Please tell me the quilting is a Bernina stitch ? But I fear you will say you did it all by hand
I did it by hand… lol 😉
Hi! I know on the Singer Stylist there is a stitch that resembles hand stitching. I would bet that Bernina has one too:-)
Thanks so much for the tutorial and the free pattern! Your pillow is beautiful.
I love the pillow. Just getting into quilting. Took a class nearly 25 years ago and decided I’d never quilt 🙂 But after doing regular sewing for a very long time, I’m finding I like the change of quilting. I’m doing small projects, quick and easy to finish. At 59 I don’t have the patience for a large project 🙂 I do have a question, did you hand quilt the pillow top or does your machine do the sewing that looks like hand quilting?
I did hand quilt it! And if you’re interested in trying that out too, I have a tutorial – https://suzyquilts.com/how-to-hand-quilt/
Lou Ann I wondered about the same thing. The stitches are so uniform. I think it’s the large stitch hand quilting which is growing on me. Suzy probably has a tutorial somewhere.

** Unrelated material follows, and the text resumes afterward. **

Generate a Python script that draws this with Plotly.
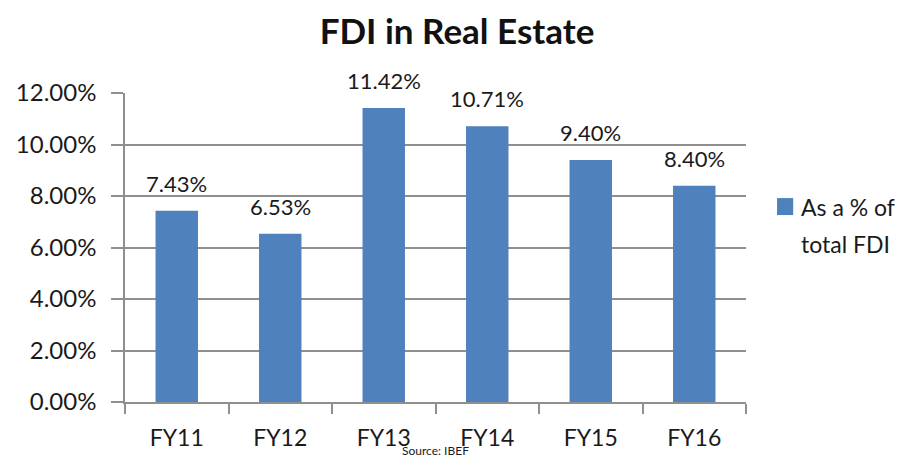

Gorgeous pillow! Thanks for the inspiration to get back to hand quilting.
Love, love, love your well written tutorial. Beautiful pillow covers! I’m lazy and don’t like taking the time to turn the binding and hand sewing…will try machine sewing binding on from the back instead of front, then turn to front and use a decorative stitch to secure binding.
That will work just as well!
The binding width doesn’t make sense to me. If you cut your strips 2 3/4″ then fold in half, the binding is 1 3/8″. Sewing the binding on the front with a 1/2″ seam allowance leaves only 7/8″ width to wrap and hand sew the binding on the back. That won’t cover 1″ worth of seam allowance (1/2″ on the front and 1/2″ on the back) plus the thickness of the fabric. Am I missing something here?
Hey Lindsey, when I wrapped my binding for this pillow, I wrapped it tightly so it looked similar to piping. With the 1/2″ seam allowance and that binding width, I found it to work well. However, you can up the binding width to 3″ or change your seam allowance to 3/8″ instead of a wider 1/2″. Both options would work great.
It’s so pretty I want to make a whole quilt out of it! Colors are so summer/sand/beach!
When I stuff the pillow I buy the next size up (18″ pillow cover, 20″ pillow insert) AND I stuff batting in the corners. I really like fluffy! Thanks for sharing this.
May I print the pattern?
Thank you Suzy, I have added this project to my to-do list. I am really enjoying making quilted cushions & use your zipper tutorial, which is really easy to follow. I’m looking forward to trying the envelope method.
Question: I notice you hand sew around the edge of the sandwich, I assume for stability. Do you do this for every quilt?
Good eye! I actually only did this in certain spots to get me to the next row of stitches. Typically, I’m not one to baste around the edges of a quilt, however a lot of people do for added stability.
Ah! I see that now. Thanks for the reply and for the many services you provide to the community. You, and your support crew are so clever! 🙂
I am loving your website as a new sewer of about a month. I am trying this (Grow Pillow Pattern) as my second project after the DIY quilted checkerboard project that I completed.
I have made my first block, and I am finding that it seems to be coming in small at about 5 ¼” rather than 5 ½” from top to bottom. I have pressed the seams open and used a ¼” seam allowance. I am going to unpick and try again, but is there likely to be anything other than the potential lack of exact measuring of seams to be a problem? I have checked that the strips I have cut are exactly the width in the pattern.
Hey Mark, with this Grow pattern you first cut strips, sew them together, and then trim them down. So to make the center block, cut your strips to be 6″ long. Once your block is pieced, trim it down to 5 1/2″. If you’re finding that once your block is trimmed it is on the narrow side, there are a few things that could be happening: 1. Your seam allowance is just a touch too big. 2. Your cutting is a touch too small. 3. During the pressing you’re not pressing them open enough and losing a little bit of fabric. I doubt #3 is happening, so double check on #1 and 2. God luck!
I just used your envelope technique to make 2 quilted pillows and love it! It really is easy and I will definitely use it again!! Thank you for sharing
Is there a formula to figure out the size of the backing pieces for a different size pillow? My pillow inserts are 12 inch.
Yes! If you want a similar amount of overlap as I have used, which is about 4″, add 6″ to your unfinished pillow size and then cut the pieces so that one is larger than the other. This doesn’t even need to be exact. Basically, you are accounting for 1″ seam allowance once you finish the raw edges of the two backing pieces and then adding enough for one piece to overlap over the other.
For example, a 12″ finished pillow is 13″ unfinished. Cut a 13″ x 19″ piece of backing fabric and then slice that so you have one piece that is about 13″ x 11″ and one that is 13″ x 8″.
I love your tutorial. Do all quilted shams have to have binding? I would like to make a pillow sham using your method and attach piping but no binding.
Oh yes you could substitute piping for binding. You would just include that in Step 3 when you sew around the perimeter of your pillow.
Great tutorial! One question: which of the fabrics for the back goes on top? Is the larger piece on top of the smaller piece or vice versa? And does it matter?
It doesn’t really matter, but in this tutorial I put the smaller piece on top.